Life is not worth anything if you are a hundred years old
and don’t leave a mark on history
a great man is not worth a thing
after death and achieves no glory
if he leaves behind no stories for the elders to tell
For those who hear this story it will renew the memory
after so much time
the story of the brigand Turricianu.
 (Vincenzo Ancona)
Completed in 1974, Ancona’s narrative verse was an indictment of the historic exploitation of the Sicilian peasantry and an expression of hope for a different and just society. With these poems, Ancona offered a diasporic voice critiquing the economic and political conditions that were the basis for his own emigration.
Blood Washes Blood is a brilliant account of journalist Frank Viviano’s attempt to solve the 19th century murder of his great-great grandfather, a legendary bandit nicknamed “The Monk” who traveled the Sicilian countryside around Terrasini (Palermo province). The Monk’s betrayal by powerful elites in a system of favoreggiamento (favoring bandits and mafiosi) and manuengolismo (using bandits and mafiosi to achieve one’s goals) is a story similar to the one told by Francesco Rosi in his 1962 film Salvatore Giuliano. (Jane and Peter Schnedier write about this system of power in their excellant book Reversible Destiny.)

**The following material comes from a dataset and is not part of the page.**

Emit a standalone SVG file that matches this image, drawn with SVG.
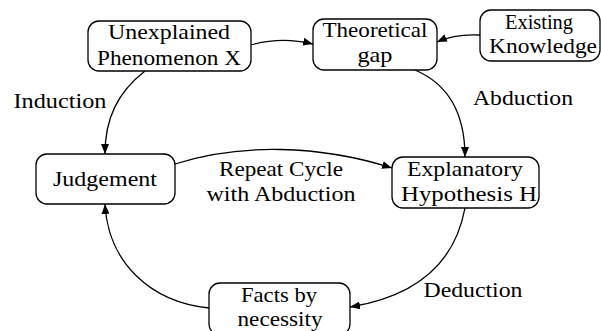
<svg xmlns="http://www.w3.org/2000/svg" width="601" height="331" viewBox="0 0 601 331">
<style>
.box{fill:#fff;stroke:#000;stroke-width:1.3}
.t{font-family:"Liberation Serif",serif;font-size:21px;fill:#000;text-anchor:middle}
.e{fill:none;stroke:#000;stroke-width:1.3;marker-end:url(#ah)}
</style>
<defs>
<marker id="ah" viewBox="0 0 10 8" refX="10" refY="4" markerWidth="10" markerHeight="8" markerUnits="userSpaceOnUse" orient="auto">
<path d="M0,0 L10,4 L0,8 Z" fill="#000"/>
</marker>
</defs>
<rect width="601" height="331" fill="#fff"/>
<g id="connectors">
<path class="e" d="M251,45 C272,39 292,39 313,44"/>
<path class="e" d="M480,35 C462,34 448,37 437,42"/>
<path class="e" d="M415,70 C448,84 465,112 465,157"/>
<path class="e" d="M145,71 C118,92 105,118 105,154"/>
<path class="e" d="M175,164 C240,143 320,145 392,168"/>
<path class="e" d="M465,208 C455,262 418,296 350,307"/>
<path class="e" d="M209,308 C150,302 108,262 105,204"/>
</g>
<g id="edge-labels">
<text class="t" x="60" y="108" textLength="93" lengthAdjust="spacingAndGlyphs">Induction</text>
<text class="t" x="523" y="105" textLength="100" lengthAdjust="spacingAndGlyphs">Abduction</text>
<text class="t" x="281" y="176" textLength="124" lengthAdjust="spacingAndGlyphs">Repeat Cycle</text>
<text class="t" x="281" y="201" textLength="149" lengthAdjust="spacingAndGlyphs">with Abduction</text>
<text class="t" x="473" y="297" textLength="99" lengthAdjust="spacingAndGlyphs">Deduction</text>
</g>
<g id="unexplained">
<rect class="box" x="88" y="21" width="163" height="50" rx="11"/>
<text class="t" x="169" y="39" textLength="122" lengthAdjust="spacingAndGlyphs">Unexplained</text>
<text class="t" x="169" y="65" textLength="144" lengthAdjust="spacingAndGlyphs">Phenomenon X</text>
</g>
<g id="theoretical">
<rect class="box" x="313" y="19" width="124" height="51" rx="11"/>
<text class="t" x="375" y="37" textLength="105" lengthAdjust="spacingAndGlyphs">Theoretical</text>
<text class="t" x="375" y="62" textLength="35" lengthAdjust="spacingAndGlyphs">gap</text>
</g>
<g id="existing">
<rect class="box" x="480" y="10" width="120" height="51" rx="11"/>
<text class="t" x="539" y="29" textLength="68" lengthAdjust="spacingAndGlyphs">Existing</text>
<text class="t" x="543" y="53" textLength="108" lengthAdjust="spacingAndGlyphs">Knowledge</text>
</g>
<g id="judgement">
<rect class="box" x="36" y="154" width="139" height="50" rx="11"/>
<text class="t" x="105" y="186" textLength="104" lengthAdjust="spacingAndGlyphs">Judgement</text>
</g>
<g id="explanatory">
<rect class="box" x="392" y="157" width="147" height="51" rx="11"/>
<text class="t" x="465" y="176" textLength="116" lengthAdjust="spacingAndGlyphs">Explanatory</text>
<text class="t" x="469" y="201" textLength="136" lengthAdjust="spacingAndGlyphs">Hypothesis H</text>
</g>
<g id="facts">
<rect class="box" x="209" y="283" width="141" height="52" rx="11"/>
<text class="t" x="279" y="302" textLength="76" lengthAdjust="spacingAndGlyphs">Facts by</text>
<text class="t" x="280" y="326" textLength="85" lengthAdjust="spacingAndGlyphs">necessity</text>
</g>
</svg>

In 1991, rappers Lupo (Giuseppe Paterniti) and Vulcano (Raffaele Riberti) joined forces with DJ Nicita in the city of Messina. Rapping in Sicilian and Italian about social issues such as the disparity between North and South and the hard drug trade, the group thrived in the early days of rap italiano. The name they chose for the groups wasI Nuovi Briganti, the New Brigands. Twelve years later, the folk-combat band Legittimo Brigantaggio (Legitimate Brigandage) from Lazio has taken on the mantel of the armed  southern Italian peasantry in the ever rescripting of the concepts "Italy" and "Italians."